About Tallgrass: Tallgrass is a private junior oil and gas company. Its primary exploration and production focus has been in east central Alberta where it has over 10,880 net acres (17 sections) of land and approximately 150 boepd of production.
Note Regarding Forward-Looking Statements and Other Advisories
This press release contains forward-looking statements and forward-looking information (collectively "forward-looking information") within the meaning of applicable securities laws relating to the Company's plans and other aspects of Anglo and Tallgrass' anticipated future operations, management focus, strategies, financial, operating and production results and business opportunities, expected production, cash flow, operating netbacks, debt ratios, our capital expenditure program, drilling and development plans and the timing thereof. In addition, and without limiting the generality of the forgoing, this press release contains forward looking information regarding the proposed Transactions including the impact of the Letter Agreement on Anglo and Tallgrass and Anglo and Tallgrass' results and development plans, the timing and anticipated closing date for the Transactions.

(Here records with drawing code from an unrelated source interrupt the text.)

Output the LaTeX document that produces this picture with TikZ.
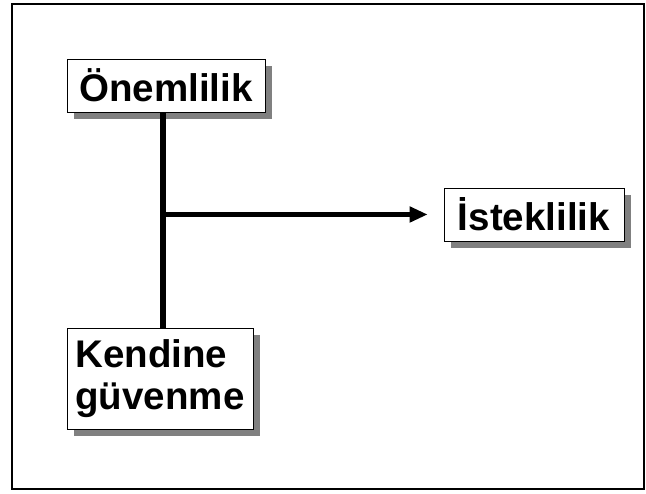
\documentclass[tikz,border=0pt]{standalone}
\usepackage{fontspec}
\setmainfont{Liberation Sans}
\usetikzlibrary{arrows.meta,shadows}

\definecolor{shadowgray}{RGB}{128,128,128}

\tikzset{
  factorbox/.style={draw=black, line width=0.7pt, fill=white, inner sep=0pt,
    font=\bfseries\fontsize{29}{32}\selectfont,
    drop shadow={shadow xshift=0.185cm, shadow yshift=-0.185cm, fill=shadowgray, opacity=1}},
  link/.style={line width=4pt}
}

\begin{document}
\begin{tikzpicture}
\useasboundingbox (0,0) rectangle (17.092,13.070);
\draw[line width=1.1pt] (0.318,0.132) rectangle (17.039,12.965);
\node[factorbox, minimum width=5.239cm, minimum height=1.402cm] (onem) at (4.392,10.808) {Önemlilik};
\node[factorbox, minimum width=4.762cm, minimum height=1.402cm] (istek) at (14.129,7.395) {İsteklilik};
\node[factorbox, minimum width=4.921cm, minimum height=2.672cm, align=left] (kendi) at (4.233,3.056) {Kendine\\güvenme};
\coordinate (trunk) at (4.313,7.395);
\draw[link] (trunk |- onem.south) -- (trunk |- kendi.north);
\draw[link, -{Triangle[length=0.48cm, width=0.40cm]}, shorten >=0.42cm] (trunk) -- (istek.west);
\end{tikzpicture}
\end{document}
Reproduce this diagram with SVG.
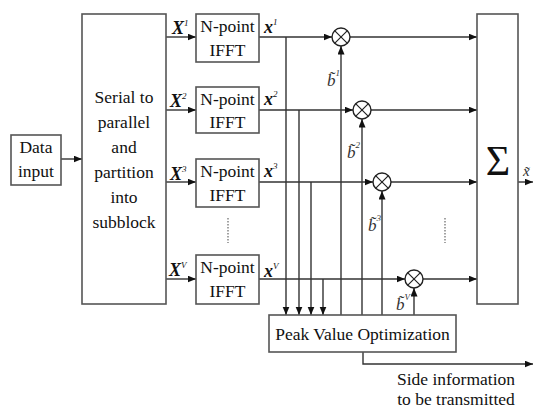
<svg xmlns="http://www.w3.org/2000/svg" width="533" height="408" viewBox="0 0 533 408">
<defs>
<style>
.box{fill:#fff;stroke:#555;stroke-width:1.6}
.ln{fill:none;stroke:#333;stroke-width:1.4}
.arr{marker-end:url(#ah)}
.dot{fill:none;stroke:#666;stroke-width:1.2;stroke-dasharray:1.5 1.5}
.t{font-family:"Liberation Serif","Times New Roman",serif;font-size:17.5px;fill:#111;text-anchor:middle}
.lbl{font-family:"Liberation Serif","Times New Roman",serif;font-size:18px;font-weight:bold;font-style:italic;fill:#111}
.bl{font-family:"Liberation Serif","Times New Roman",serif;font-size:17px;font-style:italic;fill:#333}
.sup{font-size:9px;font-weight:normal}
.mul{fill:#fff;stroke:#222;stroke-width:1.4}
</style>
<marker id="ah" markerUnits="userSpaceOnUse" markerWidth="9" markerHeight="8" refX="8.5" refY="3.5" orient="auto">
<path d="M0,0 L8.5,3.5 L0,7 z" fill="#111"/>
</marker>
<g id="mult-shape">
<circle cx="0" cy="0" r="9" class="mul"/>
<path d="M-6.4,-6.4 L6.4,6.4 M-6.4,6.4 L6.4,-6.4" stroke="#222" stroke-width="1.2"/>
</g>
</defs>
<rect width="533" height="408" fill="#fff"/>

<g id="connectors">
<path class="ln arr" d="M61,159 H82"/>
<path class="ln arr" d="M166,37 H196"/>
<path class="ln arr" d="M166,110 H196"/>
<path class="ln arr" d="M166,182 H196"/>
<path class="ln arr" d="M166,279 H196"/>
<path class="ln arr" d="M259,37 H332"/>
<path class="ln arr" d="M259,110 H353"/>
<path class="ln arr" d="M259,182 H373"/>
<path class="ln arr" d="M259,279 H405"/>
<path class="ln arr" d="M286,37 V315"/>
<path class="ln arr" d="M299,110 V315"/>
<path class="ln arr" d="M311,182 V315"/>
<path class="ln arr" d="M323,279 V315"/>
<path class="ln arr" d="M341,315 V46"/>
<path class="ln arr" d="M362,315 V119"/>
<path class="ln arr" d="M382,315 V191"/>
<path class="ln arr" d="M414,315 V288"/>
<path class="ln arr" d="M350,37 H477"/>
<path class="ln arr" d="M371,110 H477"/>
<path class="ln arr" d="M391,182 H477"/>
<path class="ln arr" d="M423,279 H477"/>
<path class="ln arr" d="M518,182 H533"/>
<path class="ln arr" d="M363,352 V364 H533"/>
<path class="dot" d="M228,218 V243"/>
<path class="dot" d="M445,218 V243"/>
</g>

<g id="data-input">
<rect class="box" x="11" y="135" width="50" height="50"/>
<text class="t" x="36" y="153">Data</text>
<text class="t" x="36" y="177">input</text>
</g>

<g id="serial">
<rect class="box" x="82" y="14" width="84" height="290"/>
<text class="t" x="124" y="103">Serial to</text>
<text class="t" x="124" y="128">parallel</text>
<text class="t" x="124" y="153">and</text>
<text class="t" x="124" y="178">partition</text>
<text class="t" x="124" y="203">into</text>
<text class="t" x="124" y="228">subblock</text>
</g>

<g id="ifft1">
<rect class="box" x="196" y="14" width="63" height="48"/>
<text class="t" x="227.5" y="32">N-point</text>
<text class="t" x="227.5" y="56">IFFT</text>
</g>
<g id="ifft2">
<rect class="box" x="196" y="87" width="63" height="46"/>
<text class="t" x="227.5" y="105">N-point</text>
<text class="t" x="227.5" y="128">IFFT</text>
</g>
<g id="ifft3">
<rect class="box" x="196" y="159" width="63" height="48"/>
<text class="t" x="227.5" y="177">N-point</text>
<text class="t" x="227.5" y="201">IFFT</text>
</g>
<g id="ifftV">
<rect class="box" x="196" y="255" width="63" height="49"/>
<text class="t" x="227.5" y="273">N-point</text>
<text class="t" x="227.5" y="297">IFFT</text>
</g>

<g id="labels-X">
<text class="lbl" x="172" y="34">X<tspan class="sup" dy="-8">1</tspan></text>
<text class="lbl" x="170" y="107">X<tspan class="sup" dy="-8">2</tspan></text>
<text class="lbl" x="170" y="180">X<tspan class="sup" dy="-8">3</tspan></text>
<text class="lbl" x="169" y="276">X<tspan class="sup" dy="-8">V</tspan></text>
<text class="lbl" x="264" y="33">x<tspan class="sup" dy="-8">1</tspan></text>
<text class="lbl" x="264" y="105">x<tspan class="sup" dy="-8">2</tspan></text>
<text class="lbl" x="264" y="177">x<tspan class="sup" dy="-8">3</tspan></text>
<text class="lbl" x="264" y="277">x<tspan class="sup" dy="-8">V</tspan></text>
</g>

<g id="mult1"><use href="#mult-shape" x="341" y="37"/></g>
<g id="mult2"><use href="#mult-shape" x="362" y="110"/></g>
<g id="mult3"><use href="#mult-shape" x="382" y="182"/></g>
<g id="multV"><use href="#mult-shape" x="414" y="279"/></g>

<g id="labels-b">
<text class="bl" x="327" y="86">b̃<tspan class="sup" dy="-10">1</tspan></text>
<text class="bl" x="347" y="158">b̃<tspan class="sup" dy="-10">2</tspan></text>
<text class="bl" x="368" y="231">b̃<tspan class="sup" dy="-10">3</tspan></text>
<text class="bl" x="396" y="310">b̃<tspan class="sup" dy="-10">V</tspan></text>
</g>

<g id="sum">
<rect class="box" x="477" y="14" width="41" height="290"/>
<text class="t" x="498" y="175" style="font-size:42px">Σ</text>
</g>
<g id="out-label">
<text class="bl" x="523" y="176" style="font-size:15px">x̃</text>
</g>

<g id="pvo">
<rect class="box" x="269" y="315" width="187" height="37"/>
<text class="t" x="362.5" y="340">Peak Value Optimization</text>
</g>

<g id="side-info">
<text class="t" x="456" y="385">Side information</text>
<text class="t" x="456" y="405">to be transmitted</text>
</g>
</svg>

Forward-looking information typically uses words such as "anticipate", "believe", "project", "expect", "goal", "plan", "intend" or similar words suggesting future outcomes, statements that actions, events or conditions "may", "would", "could" or "will" be taken or occur in the future.
The forward-looking information is based on certain key expectations and assumptions made by Anglo and Tallgrass' management, including expectations and assumptions concerning prevailing commodity prices, exchange rates, interest rates, applicable royalty rates and tax laws; future production rates and estimates of operating costs; performance of existing and future wells; reserve and resource volumes; anticipated timing and results of capital expenditures; the success obtained in drilling new wells; the sufficiency of budgeted capital expenditures in carrying out planned activities; the timing, location and extent of future drilling operations; the state of the economy and the exploration and production business; results of operations; performance; business prospects and opportunities; the availability and cost of financing, labour and services; the impact of increasing competition; ability to market oil and natural gas successfully, Anglo and Tallgrass' ability to access capital and obtaining all necessary Anglo shareholder and Tallgrass shareholder and warrantholder approvals and the approvals of regulatory authorities, including the TSX-V.
Although the Company believes that the expectations and assumptions on which such forward-looking information is based are reasonable, undue reliance should not be placed on the forward-looking information because Anglo and Tallgrass can give no assurance that they will prove to be correct. Since forward-looking information addresses future events and conditions, by its very nature they involve inherent risks and uncertainties. The Company's actual results, performance or achievement could differ materially from those expressed in, or implied by, the forward-looking information and, accordingly, no assurance can be given that any of the events anticipated by the forward-looking information will transpire or occur, or if any of them do so, what benefits that the Company will derive therefrom. Management has included the above summary of assumptions and risks related to forward-looking information provided in this press release in order to provide shareholders with a more complete perspective on Anglo and Tallgrass' future operations and such information may not be appropriate for other purposes.
Readers are cautioned that the foregoing lists of factors are not exhaustive. Additional information on these and other factors that could affect our operations or financial results are included in reports on file with applicable securities regulatory authorities and may be accessed through the SEDAR website (www.sedar.com).
These forward-looking statements are made as of the date of this press release and Anglo and Tallgrass disclaims any intent or obligation to update publicly any forward-looking information, whether as a result of new information, future events or results or otherwise, other than as required by applicable securities laws.
Note: "BOE" means barrel of oil equivalent on the basis of 6 mcf of natural gas to 1 bbl of oil. BOE's may be misleading, particularly if used in isolation. A BOE conversion ratio of 6 mcf: 1 bbl is based on an energy equivalency conversion method primarily applicable at the burner tip and does not represent a value equivalency at the wellhead. In addition, given that the value ratio based on the current price of crude oil as compared to natural gas is significantly different from the energy equivalency of 6:1, utilizing a conversion on a 6:1 basis may be misleading as an indication of value.